What a load of baloney.
I'm just going to assume Mr. Kerasotes was just covering his butt and didn't just want to admit that he never wanted to show the movie to begin with.
I would break out the "You make Kaze a sad chao" pic, but that would be unneccesary. :p
Who cares? That guy has every right to not show a movie, there's no law saying he HAS to show anything in his theater. If he wanted to, he could show nothing but advertisements in the theater, he has every right to refuse to screen a movie.
To my knowledge, the movie has nothing to do with gangs. It's about stepping, which is doing a routine of stomping, clapping, and other movements.
The movie the violence did occur in, Black Christmas, was a freaking horror movie, not a gang movie.
The violence was the gangsters' fault, not the movie's fault.

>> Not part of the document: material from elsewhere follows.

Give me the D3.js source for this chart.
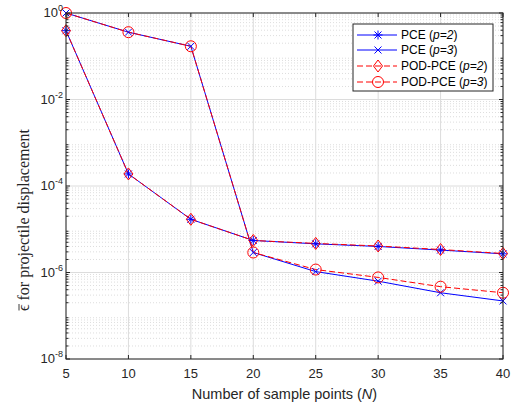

EDIT: He changed his mind.
www.wtopnews.com/?nid=114&sid=1030200
Well, if it's any consolodation, I have a Kerasotes aroudn here and it's a quality movie theatre.
On topic? I say we take the newly-found free space and play Clint Eastwood movies.
Hell, tkae the whole theatrea nd play eastwood movies.
Who cares?
Well now, how would you feel if they're was a movie with a positive view on Kitsunes and people refuse to show it because they thought it might start pack riots.
I think SX was more making the point that privately owned businesses are pretty much free to present the wares they wish.
You just have to laugh when his theater is boycotted and he winds up working at McDonalds.
~Tobe
Well, he decided to show the movie anyway, and it's not like "Stomp The Yard" is an A picture anyway-- It's a January movie, which pretty much means it's filler.
The interview there amuses me highly...
"I was fearful ("Stomp the Yard" could become the occasion for more gang violence, because I felt certain it would draw that audience,"
Read: Only black youths can belong to gangs.
"We don't think this is going to attract young black males who are part of a gang," said Ken Page, head of Springfield's NAACP. "It would be good if it did, this is a positive movie, the message is you can go to school."
Read: Black kids don't go to school. A movie about a black fraternity would say it's ok to go to school!
People digging holes with their words is like a beautiful train wreck of poetry.
Kids in gangs generally don't go to school, and the guy was saying it would be good if kids in gangs saw the movie because it would cause them to have magic soliloquy and decide to turn their lives around.
A ridiculous statement, but not a racist one.